| Task statement |
Which lines below hold the word "this"? Copy all of them.

| Raw data |
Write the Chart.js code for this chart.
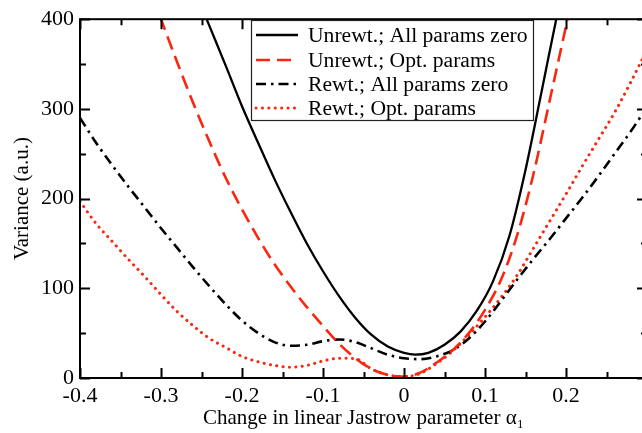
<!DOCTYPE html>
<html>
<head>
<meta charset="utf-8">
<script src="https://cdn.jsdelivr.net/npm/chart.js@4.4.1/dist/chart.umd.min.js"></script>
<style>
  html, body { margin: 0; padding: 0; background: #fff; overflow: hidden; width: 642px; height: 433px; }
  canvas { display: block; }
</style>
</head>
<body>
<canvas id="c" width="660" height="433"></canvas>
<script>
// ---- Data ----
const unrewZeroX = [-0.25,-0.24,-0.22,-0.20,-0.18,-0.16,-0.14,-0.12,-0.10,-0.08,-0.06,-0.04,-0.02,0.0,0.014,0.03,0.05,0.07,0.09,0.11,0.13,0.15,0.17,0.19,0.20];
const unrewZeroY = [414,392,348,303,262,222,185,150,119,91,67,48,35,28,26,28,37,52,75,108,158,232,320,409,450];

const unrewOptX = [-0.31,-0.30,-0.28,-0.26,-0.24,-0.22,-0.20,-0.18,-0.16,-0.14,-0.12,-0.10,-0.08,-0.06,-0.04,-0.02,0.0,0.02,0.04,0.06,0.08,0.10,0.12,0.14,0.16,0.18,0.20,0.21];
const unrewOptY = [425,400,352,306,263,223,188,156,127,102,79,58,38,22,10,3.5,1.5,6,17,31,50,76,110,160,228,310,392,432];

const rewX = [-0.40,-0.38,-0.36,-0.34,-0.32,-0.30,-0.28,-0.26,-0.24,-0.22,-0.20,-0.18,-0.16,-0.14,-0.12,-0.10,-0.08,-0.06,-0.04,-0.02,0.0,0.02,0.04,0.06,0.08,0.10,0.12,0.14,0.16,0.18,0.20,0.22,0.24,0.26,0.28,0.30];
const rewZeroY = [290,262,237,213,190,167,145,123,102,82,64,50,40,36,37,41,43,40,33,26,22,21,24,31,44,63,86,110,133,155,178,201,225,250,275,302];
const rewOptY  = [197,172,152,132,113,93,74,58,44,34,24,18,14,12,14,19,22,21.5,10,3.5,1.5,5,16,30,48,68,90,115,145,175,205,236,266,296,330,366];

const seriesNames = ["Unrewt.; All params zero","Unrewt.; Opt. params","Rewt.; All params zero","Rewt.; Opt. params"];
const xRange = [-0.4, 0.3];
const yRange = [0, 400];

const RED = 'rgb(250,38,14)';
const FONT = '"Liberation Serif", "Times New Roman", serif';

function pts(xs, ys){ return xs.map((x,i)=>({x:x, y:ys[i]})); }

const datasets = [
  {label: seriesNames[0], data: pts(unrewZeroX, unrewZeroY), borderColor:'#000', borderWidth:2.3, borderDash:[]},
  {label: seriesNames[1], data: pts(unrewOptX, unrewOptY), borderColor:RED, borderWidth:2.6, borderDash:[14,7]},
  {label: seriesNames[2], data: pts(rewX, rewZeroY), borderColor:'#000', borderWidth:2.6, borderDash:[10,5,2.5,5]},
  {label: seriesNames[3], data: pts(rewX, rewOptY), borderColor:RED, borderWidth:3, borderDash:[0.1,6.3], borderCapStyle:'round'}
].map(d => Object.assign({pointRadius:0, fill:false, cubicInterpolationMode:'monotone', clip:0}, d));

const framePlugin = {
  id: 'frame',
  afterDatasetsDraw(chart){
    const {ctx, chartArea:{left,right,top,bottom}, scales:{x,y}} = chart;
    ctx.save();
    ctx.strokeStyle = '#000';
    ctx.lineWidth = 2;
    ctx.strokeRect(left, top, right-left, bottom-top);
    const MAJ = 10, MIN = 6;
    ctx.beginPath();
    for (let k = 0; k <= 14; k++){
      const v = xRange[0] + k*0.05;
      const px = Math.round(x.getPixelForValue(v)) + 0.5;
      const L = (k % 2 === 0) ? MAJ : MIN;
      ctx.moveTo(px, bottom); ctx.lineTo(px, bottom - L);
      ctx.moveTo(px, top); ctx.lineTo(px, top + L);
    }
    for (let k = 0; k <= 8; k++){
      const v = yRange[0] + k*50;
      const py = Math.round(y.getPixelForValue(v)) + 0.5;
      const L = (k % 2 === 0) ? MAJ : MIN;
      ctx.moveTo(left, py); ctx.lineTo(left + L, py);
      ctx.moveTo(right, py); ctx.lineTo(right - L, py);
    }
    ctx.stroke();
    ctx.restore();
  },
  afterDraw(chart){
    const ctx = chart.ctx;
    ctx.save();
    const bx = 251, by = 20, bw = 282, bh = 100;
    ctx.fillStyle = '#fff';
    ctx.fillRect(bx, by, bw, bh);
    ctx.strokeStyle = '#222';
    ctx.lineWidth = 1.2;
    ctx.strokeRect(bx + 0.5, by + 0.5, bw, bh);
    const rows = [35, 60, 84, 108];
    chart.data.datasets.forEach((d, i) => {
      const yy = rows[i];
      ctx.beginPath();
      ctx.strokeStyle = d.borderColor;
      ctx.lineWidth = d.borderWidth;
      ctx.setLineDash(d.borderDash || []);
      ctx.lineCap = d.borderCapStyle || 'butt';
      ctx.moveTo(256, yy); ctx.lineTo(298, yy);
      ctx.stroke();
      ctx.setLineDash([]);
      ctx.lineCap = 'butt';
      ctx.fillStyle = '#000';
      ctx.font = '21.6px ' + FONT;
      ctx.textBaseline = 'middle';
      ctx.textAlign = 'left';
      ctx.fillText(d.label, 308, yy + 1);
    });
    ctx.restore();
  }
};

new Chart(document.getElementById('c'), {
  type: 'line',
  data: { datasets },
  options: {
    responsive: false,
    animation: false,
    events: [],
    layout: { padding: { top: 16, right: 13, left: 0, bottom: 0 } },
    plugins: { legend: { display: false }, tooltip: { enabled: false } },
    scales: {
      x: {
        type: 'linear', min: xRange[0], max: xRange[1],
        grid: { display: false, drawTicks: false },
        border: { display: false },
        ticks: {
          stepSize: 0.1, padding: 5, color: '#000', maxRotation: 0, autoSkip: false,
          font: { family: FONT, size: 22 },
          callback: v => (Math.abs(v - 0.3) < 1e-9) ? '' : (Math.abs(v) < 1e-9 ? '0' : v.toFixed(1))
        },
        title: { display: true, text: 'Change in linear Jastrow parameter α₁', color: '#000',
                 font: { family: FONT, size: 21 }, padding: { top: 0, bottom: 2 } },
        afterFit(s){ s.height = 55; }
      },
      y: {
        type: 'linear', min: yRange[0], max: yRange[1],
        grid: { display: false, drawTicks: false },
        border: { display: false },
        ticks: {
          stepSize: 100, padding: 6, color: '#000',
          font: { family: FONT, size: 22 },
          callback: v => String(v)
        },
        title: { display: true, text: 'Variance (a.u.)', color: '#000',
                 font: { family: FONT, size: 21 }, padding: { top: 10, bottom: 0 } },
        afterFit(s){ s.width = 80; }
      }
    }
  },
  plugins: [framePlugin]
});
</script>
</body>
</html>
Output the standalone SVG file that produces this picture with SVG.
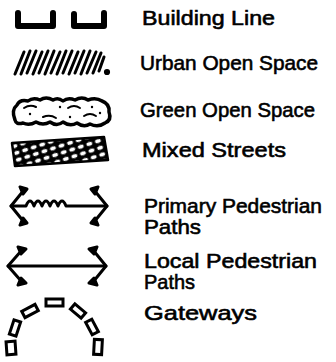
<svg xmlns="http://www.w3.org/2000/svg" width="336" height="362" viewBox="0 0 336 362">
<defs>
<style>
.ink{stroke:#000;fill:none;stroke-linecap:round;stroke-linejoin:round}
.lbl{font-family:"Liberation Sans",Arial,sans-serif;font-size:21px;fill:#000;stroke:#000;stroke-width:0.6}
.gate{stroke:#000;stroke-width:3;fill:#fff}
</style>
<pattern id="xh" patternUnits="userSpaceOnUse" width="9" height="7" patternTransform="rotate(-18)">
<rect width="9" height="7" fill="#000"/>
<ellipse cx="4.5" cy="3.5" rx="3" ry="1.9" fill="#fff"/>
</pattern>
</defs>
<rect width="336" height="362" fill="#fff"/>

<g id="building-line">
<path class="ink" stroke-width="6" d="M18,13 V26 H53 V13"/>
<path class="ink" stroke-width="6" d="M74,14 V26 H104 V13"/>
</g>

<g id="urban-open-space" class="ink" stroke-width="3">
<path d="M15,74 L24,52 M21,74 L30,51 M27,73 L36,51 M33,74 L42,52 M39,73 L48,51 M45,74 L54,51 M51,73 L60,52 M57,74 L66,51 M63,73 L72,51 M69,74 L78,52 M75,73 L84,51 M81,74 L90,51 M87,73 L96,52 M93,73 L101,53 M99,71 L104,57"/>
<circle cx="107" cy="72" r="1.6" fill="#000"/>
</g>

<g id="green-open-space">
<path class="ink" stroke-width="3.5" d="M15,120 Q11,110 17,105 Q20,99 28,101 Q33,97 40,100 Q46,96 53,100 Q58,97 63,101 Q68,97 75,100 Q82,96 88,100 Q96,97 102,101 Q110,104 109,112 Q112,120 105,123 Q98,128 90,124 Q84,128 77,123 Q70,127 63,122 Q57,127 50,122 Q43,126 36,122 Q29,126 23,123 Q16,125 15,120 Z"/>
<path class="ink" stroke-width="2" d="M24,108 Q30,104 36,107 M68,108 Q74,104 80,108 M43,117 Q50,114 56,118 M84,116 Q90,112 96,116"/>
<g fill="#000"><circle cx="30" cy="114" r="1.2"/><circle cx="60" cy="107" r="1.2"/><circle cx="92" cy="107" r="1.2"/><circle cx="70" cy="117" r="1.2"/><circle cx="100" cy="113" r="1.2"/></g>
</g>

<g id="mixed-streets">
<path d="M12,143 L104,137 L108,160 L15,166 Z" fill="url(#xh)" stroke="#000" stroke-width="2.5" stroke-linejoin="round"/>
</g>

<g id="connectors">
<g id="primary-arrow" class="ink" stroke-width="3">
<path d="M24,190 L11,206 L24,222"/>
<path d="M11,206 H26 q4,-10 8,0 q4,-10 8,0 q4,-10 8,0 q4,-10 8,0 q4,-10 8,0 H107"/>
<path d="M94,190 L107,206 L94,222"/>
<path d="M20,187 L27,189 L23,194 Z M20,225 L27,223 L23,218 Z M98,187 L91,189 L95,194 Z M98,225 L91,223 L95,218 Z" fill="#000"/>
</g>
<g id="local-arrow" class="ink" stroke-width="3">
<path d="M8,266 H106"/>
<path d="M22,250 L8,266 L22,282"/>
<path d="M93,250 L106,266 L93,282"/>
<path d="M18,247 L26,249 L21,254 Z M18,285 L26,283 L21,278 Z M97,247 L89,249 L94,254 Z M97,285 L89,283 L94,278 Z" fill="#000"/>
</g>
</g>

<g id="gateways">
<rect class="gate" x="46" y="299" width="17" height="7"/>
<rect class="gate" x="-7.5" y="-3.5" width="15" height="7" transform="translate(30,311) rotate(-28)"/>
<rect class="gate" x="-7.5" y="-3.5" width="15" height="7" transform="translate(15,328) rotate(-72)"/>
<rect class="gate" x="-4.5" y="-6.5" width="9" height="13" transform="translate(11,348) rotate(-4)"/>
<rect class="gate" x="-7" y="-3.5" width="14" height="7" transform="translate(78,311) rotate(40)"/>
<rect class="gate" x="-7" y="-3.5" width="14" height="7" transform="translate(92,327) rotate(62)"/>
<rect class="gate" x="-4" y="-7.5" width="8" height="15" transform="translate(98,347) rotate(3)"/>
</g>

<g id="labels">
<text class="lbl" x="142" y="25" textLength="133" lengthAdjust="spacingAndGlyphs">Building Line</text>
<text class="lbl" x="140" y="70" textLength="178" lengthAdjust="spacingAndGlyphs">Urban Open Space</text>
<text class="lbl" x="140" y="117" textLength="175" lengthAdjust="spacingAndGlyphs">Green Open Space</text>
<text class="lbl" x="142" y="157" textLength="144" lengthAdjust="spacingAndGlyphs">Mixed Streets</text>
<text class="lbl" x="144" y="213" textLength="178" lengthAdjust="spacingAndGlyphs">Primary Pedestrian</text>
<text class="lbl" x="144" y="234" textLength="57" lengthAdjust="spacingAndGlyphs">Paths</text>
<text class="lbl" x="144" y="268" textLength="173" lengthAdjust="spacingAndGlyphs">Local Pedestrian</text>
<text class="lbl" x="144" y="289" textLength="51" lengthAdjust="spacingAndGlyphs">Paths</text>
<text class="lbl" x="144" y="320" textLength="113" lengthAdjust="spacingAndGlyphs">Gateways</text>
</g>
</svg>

| Answer to the task |
Write the Chart.js code for this chart.
Output the standalone SVG file that produces this picture with SVG.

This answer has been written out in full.